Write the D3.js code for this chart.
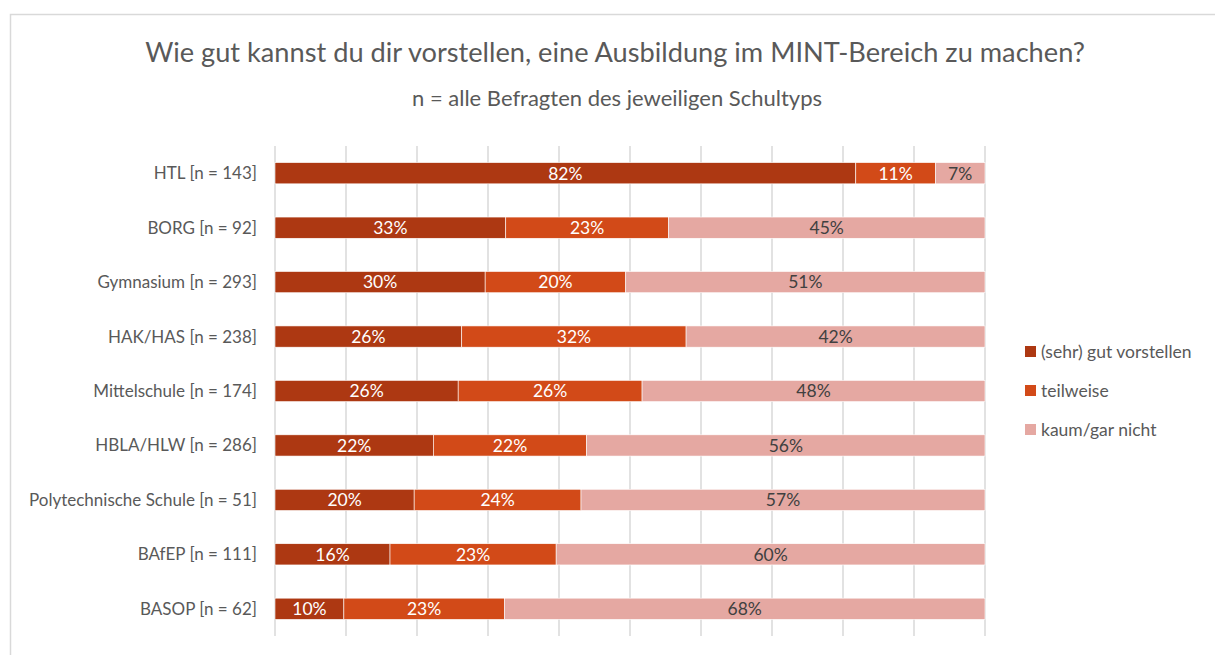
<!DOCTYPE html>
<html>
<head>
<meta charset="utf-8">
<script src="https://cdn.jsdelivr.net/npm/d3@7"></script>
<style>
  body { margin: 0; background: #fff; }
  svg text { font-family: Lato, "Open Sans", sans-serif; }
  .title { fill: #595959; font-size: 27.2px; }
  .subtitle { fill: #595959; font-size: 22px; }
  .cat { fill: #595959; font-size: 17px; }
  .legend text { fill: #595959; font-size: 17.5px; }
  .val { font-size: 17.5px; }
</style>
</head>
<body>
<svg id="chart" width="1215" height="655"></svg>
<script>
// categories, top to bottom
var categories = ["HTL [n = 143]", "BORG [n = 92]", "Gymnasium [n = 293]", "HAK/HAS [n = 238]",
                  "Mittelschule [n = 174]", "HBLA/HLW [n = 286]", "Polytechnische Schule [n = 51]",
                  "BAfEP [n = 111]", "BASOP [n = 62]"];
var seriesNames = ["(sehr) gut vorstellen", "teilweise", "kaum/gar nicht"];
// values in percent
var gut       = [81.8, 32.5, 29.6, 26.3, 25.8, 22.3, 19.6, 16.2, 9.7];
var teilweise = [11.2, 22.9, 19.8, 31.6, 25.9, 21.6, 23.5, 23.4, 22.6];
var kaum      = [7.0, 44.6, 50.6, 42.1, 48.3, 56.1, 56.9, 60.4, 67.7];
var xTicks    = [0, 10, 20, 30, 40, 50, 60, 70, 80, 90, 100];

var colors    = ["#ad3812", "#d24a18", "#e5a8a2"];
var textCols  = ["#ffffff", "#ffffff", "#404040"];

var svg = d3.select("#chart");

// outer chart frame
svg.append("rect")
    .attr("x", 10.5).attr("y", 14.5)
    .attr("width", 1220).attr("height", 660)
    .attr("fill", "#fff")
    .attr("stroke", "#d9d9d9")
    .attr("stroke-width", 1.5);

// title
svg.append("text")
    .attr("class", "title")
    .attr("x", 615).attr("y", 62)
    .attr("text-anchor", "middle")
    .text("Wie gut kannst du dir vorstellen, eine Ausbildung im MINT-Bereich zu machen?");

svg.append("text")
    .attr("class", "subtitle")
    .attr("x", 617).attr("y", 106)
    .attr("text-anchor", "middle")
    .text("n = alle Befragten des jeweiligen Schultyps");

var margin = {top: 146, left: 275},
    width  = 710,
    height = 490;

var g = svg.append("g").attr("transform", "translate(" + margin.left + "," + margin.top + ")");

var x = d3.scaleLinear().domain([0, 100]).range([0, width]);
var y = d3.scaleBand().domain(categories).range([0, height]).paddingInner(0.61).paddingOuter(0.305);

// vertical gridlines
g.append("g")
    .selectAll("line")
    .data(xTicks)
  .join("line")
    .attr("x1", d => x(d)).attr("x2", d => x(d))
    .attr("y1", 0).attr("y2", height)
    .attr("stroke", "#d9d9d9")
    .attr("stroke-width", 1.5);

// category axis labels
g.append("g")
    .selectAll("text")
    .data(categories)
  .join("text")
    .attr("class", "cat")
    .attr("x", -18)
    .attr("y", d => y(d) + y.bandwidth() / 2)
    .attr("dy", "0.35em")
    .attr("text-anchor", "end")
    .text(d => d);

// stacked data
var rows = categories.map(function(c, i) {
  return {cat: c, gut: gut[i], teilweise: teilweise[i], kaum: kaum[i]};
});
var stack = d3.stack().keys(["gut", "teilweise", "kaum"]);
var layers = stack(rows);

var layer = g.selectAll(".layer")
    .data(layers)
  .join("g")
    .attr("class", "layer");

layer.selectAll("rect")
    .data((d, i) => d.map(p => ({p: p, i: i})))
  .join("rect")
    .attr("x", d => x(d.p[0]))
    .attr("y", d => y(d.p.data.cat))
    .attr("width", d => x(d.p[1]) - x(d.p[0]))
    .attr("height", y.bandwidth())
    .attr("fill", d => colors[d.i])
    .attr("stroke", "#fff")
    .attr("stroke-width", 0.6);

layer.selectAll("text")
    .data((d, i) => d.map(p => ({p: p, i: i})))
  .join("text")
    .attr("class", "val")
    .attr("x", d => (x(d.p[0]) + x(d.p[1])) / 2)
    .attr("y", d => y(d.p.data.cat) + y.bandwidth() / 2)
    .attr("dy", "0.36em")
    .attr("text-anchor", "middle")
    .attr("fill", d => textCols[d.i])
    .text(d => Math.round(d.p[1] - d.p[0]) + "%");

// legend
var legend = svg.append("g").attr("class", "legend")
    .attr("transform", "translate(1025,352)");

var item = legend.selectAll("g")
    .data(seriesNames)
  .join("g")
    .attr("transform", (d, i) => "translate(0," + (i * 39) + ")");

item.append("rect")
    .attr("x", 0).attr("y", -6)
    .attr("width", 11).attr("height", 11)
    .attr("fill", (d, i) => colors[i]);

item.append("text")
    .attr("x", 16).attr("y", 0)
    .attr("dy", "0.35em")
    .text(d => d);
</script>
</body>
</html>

-- Stated problem --
Make an exact copy of the lines from the top of the material through the line with "80, 90, 100];", pictures excluded.

-- Solution for this problem --
Write the D3.js code for this chart.
<!DOCTYPE html>
<html>
<head>
<meta charset="utf-8">
<script src="https://cdn.jsdelivr.net/npm/d3@7"></script>
<style>
  body { margin: 0; background: #fff; }
  svg text { font-family: Lato, "Open Sans", sans-serif; }
  .title { fill: #595959; font-size: 27.2px; }
  .subtitle { fill: #595959; font-size: 22px; }
  .cat { fill: #595959; font-size: 17px; }
  .legend text { fill: #595959; font-size: 17.5px; }
  .val { font-size: 17.5px; }
</style>
</head>
<body>
<svg id="chart" width="1215" height="655"></svg>
<script>
// categories, top to bottom
var categories = ["HTL [n = 143]", "BORG [n = 92]", "Gymnasium [n = 293]", "HAK/HAS [n = 238]",
                  "Mittelschule [n = 174]", "HBLA/HLW [n = 286]", "Polytechnische Schule [n = 51]",
                  "BAfEP [n = 111]", "BASOP [n = 62]"];
var seriesNames = ["(sehr) gut vorstellen", "teilweise", "kaum/gar nicht"];
// values in percent
var gut       = [81.8, 32.5, 29.6, 26.3, 25.8, 22.3, 19.6, 16.2, 9.7];
var teilweise = [11.2, 22.9, 19.8, 31.6, 25.9, 21.6, 23.5, 23.4, 22.6];
var kaum      = [7.0, 44.6, 50.6, 42.1, 48.3, 56.1, 56.9, 60.4, 67.7];
var xTicks    = [0, 10, 20, 30, 40, 50, 60, 70, 80, 90, 100];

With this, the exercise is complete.